((
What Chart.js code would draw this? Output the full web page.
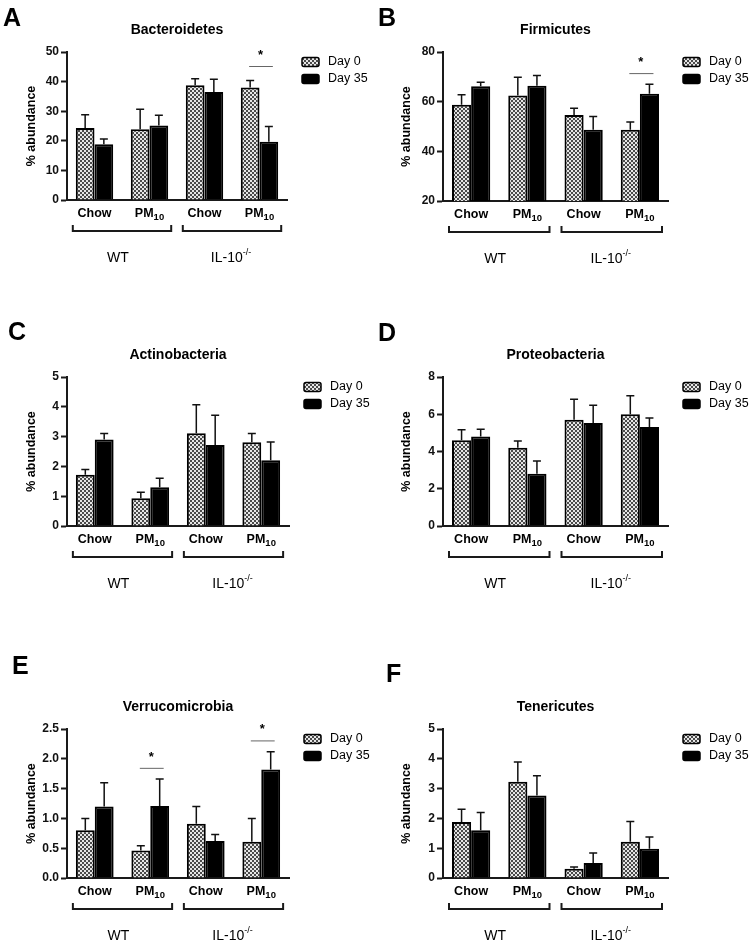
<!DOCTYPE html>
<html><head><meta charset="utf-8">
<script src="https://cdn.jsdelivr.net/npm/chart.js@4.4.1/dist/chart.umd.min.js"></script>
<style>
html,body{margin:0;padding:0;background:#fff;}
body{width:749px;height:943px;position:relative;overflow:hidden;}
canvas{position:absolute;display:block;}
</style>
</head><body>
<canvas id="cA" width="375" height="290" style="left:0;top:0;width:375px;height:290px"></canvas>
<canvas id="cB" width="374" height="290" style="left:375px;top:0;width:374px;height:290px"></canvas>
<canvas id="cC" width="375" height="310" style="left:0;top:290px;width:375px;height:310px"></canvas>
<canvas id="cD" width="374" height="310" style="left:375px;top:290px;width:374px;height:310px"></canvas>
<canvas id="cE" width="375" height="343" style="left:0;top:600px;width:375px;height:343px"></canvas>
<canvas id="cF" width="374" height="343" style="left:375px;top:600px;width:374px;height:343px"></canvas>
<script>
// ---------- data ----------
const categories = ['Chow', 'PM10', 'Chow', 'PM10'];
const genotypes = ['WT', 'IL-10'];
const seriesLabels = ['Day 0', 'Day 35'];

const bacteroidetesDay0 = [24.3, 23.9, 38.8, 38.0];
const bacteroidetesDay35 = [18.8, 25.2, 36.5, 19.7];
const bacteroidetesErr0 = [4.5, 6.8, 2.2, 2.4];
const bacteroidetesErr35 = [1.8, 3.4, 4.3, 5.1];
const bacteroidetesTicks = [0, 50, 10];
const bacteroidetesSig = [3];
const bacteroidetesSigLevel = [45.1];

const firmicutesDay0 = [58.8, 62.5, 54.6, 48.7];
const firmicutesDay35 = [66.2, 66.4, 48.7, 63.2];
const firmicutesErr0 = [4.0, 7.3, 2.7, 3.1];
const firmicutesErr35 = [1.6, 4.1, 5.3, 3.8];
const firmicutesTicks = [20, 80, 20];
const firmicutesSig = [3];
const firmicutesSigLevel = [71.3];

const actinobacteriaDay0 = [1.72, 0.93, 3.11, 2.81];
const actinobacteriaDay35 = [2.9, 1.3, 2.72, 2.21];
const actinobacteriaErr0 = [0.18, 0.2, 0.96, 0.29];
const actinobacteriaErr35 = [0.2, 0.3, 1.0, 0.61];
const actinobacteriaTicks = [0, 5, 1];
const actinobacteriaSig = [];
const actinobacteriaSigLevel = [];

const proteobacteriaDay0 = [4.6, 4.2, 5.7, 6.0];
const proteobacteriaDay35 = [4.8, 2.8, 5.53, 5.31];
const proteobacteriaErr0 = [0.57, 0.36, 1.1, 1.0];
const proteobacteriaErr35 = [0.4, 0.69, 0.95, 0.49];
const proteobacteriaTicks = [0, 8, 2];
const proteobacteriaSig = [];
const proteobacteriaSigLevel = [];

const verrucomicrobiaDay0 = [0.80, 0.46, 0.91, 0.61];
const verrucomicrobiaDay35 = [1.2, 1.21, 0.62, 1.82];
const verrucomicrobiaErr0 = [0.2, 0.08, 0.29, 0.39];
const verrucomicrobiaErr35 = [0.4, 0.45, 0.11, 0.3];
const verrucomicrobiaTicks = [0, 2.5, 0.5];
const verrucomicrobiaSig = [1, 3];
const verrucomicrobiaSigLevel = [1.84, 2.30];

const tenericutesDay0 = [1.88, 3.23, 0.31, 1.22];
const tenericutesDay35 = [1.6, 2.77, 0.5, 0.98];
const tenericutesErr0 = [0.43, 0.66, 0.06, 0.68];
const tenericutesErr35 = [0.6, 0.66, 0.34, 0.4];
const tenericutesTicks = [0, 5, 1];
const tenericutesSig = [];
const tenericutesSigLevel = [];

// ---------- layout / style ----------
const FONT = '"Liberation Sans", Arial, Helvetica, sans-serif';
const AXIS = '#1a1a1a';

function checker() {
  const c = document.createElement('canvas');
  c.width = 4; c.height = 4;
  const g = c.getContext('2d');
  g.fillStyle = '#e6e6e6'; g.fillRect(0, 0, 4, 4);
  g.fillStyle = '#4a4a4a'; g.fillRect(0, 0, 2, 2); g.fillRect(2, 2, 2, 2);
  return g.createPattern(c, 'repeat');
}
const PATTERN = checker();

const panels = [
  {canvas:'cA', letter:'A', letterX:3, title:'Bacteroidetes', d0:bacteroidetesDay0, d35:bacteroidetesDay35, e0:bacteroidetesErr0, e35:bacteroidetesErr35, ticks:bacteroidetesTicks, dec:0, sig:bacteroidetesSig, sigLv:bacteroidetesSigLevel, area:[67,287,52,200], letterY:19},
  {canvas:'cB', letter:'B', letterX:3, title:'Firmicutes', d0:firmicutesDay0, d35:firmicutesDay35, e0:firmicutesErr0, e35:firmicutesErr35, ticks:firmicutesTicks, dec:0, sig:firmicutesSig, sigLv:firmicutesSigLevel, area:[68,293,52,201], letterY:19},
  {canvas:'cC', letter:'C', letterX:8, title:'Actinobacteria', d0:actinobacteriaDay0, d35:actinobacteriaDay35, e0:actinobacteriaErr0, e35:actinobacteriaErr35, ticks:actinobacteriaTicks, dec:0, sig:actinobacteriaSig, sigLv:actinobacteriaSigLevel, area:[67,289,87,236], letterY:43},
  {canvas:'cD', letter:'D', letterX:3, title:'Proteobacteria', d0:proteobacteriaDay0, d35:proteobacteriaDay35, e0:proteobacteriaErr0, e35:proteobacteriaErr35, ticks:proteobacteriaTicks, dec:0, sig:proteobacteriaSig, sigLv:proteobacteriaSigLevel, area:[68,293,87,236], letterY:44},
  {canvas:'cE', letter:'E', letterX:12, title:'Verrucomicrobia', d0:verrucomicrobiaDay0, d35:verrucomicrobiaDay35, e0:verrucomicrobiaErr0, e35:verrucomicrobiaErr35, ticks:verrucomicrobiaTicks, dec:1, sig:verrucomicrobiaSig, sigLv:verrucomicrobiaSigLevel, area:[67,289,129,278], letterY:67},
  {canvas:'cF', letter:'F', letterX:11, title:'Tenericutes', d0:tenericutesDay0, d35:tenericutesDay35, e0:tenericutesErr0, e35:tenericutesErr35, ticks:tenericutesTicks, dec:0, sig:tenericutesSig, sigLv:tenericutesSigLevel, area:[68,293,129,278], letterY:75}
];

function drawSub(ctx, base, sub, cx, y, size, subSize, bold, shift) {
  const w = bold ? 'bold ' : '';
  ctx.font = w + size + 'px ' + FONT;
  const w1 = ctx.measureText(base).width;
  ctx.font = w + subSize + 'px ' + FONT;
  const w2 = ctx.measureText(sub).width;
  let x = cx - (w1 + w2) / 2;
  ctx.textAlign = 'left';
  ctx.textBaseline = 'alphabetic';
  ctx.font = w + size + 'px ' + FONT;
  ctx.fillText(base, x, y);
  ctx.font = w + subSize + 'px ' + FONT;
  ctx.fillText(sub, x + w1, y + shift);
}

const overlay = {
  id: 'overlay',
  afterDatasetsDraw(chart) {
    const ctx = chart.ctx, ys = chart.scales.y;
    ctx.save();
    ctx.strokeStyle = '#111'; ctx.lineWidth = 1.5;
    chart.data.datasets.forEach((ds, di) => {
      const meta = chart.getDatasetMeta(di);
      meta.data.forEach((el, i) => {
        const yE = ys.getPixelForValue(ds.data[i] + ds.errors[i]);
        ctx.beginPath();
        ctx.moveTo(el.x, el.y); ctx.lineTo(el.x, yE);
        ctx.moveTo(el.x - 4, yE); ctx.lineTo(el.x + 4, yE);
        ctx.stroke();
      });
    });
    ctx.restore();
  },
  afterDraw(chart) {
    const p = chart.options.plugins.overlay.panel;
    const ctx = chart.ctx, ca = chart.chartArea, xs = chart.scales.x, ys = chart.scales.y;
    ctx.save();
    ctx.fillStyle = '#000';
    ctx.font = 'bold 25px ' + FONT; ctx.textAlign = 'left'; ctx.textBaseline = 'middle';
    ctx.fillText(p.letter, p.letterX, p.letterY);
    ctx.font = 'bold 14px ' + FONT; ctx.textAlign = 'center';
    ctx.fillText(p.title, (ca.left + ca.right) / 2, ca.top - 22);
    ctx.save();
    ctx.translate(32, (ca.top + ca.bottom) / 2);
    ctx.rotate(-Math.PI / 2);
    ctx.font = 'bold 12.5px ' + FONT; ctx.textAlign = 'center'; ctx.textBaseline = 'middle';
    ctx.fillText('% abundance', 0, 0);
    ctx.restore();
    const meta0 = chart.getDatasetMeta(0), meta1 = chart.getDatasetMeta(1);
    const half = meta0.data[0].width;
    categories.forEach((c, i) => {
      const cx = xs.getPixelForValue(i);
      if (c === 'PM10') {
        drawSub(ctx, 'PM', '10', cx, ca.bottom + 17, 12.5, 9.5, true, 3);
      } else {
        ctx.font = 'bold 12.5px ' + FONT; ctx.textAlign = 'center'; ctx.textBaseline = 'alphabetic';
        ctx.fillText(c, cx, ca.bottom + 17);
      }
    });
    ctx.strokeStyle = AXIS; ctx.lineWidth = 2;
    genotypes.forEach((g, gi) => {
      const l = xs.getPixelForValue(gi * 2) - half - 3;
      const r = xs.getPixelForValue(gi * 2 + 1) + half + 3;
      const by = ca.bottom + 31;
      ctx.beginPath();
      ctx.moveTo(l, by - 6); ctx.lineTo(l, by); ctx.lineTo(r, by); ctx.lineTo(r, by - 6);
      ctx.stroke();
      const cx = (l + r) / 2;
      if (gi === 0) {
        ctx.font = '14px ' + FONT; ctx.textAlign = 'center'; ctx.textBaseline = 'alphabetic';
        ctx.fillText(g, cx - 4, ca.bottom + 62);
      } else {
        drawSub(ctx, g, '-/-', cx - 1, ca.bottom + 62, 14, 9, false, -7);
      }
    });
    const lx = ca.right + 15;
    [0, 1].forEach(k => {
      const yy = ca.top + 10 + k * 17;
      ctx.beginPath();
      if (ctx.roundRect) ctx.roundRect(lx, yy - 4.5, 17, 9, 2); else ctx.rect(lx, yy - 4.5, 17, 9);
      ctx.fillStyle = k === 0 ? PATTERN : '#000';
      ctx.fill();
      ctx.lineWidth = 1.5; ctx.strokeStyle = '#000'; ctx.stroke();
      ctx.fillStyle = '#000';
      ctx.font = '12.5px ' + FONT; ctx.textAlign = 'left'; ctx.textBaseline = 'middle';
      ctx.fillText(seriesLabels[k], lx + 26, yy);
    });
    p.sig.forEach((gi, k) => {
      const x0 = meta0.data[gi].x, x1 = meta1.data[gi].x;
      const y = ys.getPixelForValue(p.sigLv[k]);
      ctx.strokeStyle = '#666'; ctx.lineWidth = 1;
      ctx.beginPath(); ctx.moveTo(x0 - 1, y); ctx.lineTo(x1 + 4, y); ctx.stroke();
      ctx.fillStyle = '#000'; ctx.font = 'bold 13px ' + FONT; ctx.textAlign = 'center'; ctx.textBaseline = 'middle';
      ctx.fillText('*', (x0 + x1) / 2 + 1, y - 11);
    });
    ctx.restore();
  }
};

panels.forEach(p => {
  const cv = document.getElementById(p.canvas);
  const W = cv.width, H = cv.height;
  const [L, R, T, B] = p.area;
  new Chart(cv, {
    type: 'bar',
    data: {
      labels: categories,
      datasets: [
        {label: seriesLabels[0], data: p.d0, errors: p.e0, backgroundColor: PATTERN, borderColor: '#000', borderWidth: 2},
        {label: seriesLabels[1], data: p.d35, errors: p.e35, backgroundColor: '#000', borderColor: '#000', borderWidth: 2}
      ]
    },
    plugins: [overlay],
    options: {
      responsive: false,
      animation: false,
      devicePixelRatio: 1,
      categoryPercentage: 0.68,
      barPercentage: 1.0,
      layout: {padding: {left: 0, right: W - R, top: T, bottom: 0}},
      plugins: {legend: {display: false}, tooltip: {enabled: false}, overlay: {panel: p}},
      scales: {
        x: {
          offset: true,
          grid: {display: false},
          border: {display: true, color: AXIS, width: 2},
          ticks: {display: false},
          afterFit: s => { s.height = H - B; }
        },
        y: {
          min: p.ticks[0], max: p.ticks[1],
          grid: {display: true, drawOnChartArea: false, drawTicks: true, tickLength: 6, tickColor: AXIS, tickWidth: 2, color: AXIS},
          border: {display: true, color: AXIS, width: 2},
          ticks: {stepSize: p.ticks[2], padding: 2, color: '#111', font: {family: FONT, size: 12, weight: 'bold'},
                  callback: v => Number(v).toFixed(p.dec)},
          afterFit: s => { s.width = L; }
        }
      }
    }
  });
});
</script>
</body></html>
))
Work to do: From the opening line of the listing above through the line bearing "const bacteroidetesSigLevel = [45.1];", repeat each line exactly. Drop every picture.

Answer below:
What Chart.js code would draw this? Output the full web page.
<!DOCTYPE html>
<html><head><meta charset="utf-8">
<script src="https://cdn.jsdelivr.net/npm/chart.js@4.4.1/dist/chart.umd.min.js"></script>
<style>
html,body{margin:0;padding:0;background:#fff;}
body{width:749px;height:943px;position:relative;overflow:hidden;}
canvas{position:absolute;display:block;}
</style>
</head><body>
<canvas id="cA" width="375" height="290" style="left:0;top:0;width:375px;height:290px"></canvas>
<canvas id="cB" width="374" height="290" style="left:375px;top:0;width:374px;height:290px"></canvas>
<canvas id="cC" width="375" height="310" style="left:0;top:290px;width:375px;height:310px"></canvas>
<canvas id="cD" width="374" height="310" style="left:375px;top:290px;width:374px;height:310px"></canvas>
<canvas id="cE" width="375" height="343" style="left:0;top:600px;width:375px;height:343px"></canvas>
<canvas id="cF" width="374" height="343" style="left:375px;top:600px;width:374px;height:343px"></canvas>
<script>
// ---------- data ----------
const categories = ['Chow', 'PM10', 'Chow', 'PM10'];
const genotypes = ['WT', 'IL-10'];
const seriesLabels = ['Day 0', 'Day 35'];

const bacteroidetesDay0 = [24.3, 23.9, 38.8, 38.0];
const bacteroidetesDay35 = [18.8, 25.2, 36.5, 19.7];
const bacteroidetesErr0 = [4.5, 6.8, 2.2, 2.4];
const bacteroidetesErr35 = [1.8, 3.4, 4.3, 5.1];
const bacteroidetesTicks = [0, 50, 10];
const bacteroidetesSig = [3];
const bacteroidetesSigLevel = [45.1];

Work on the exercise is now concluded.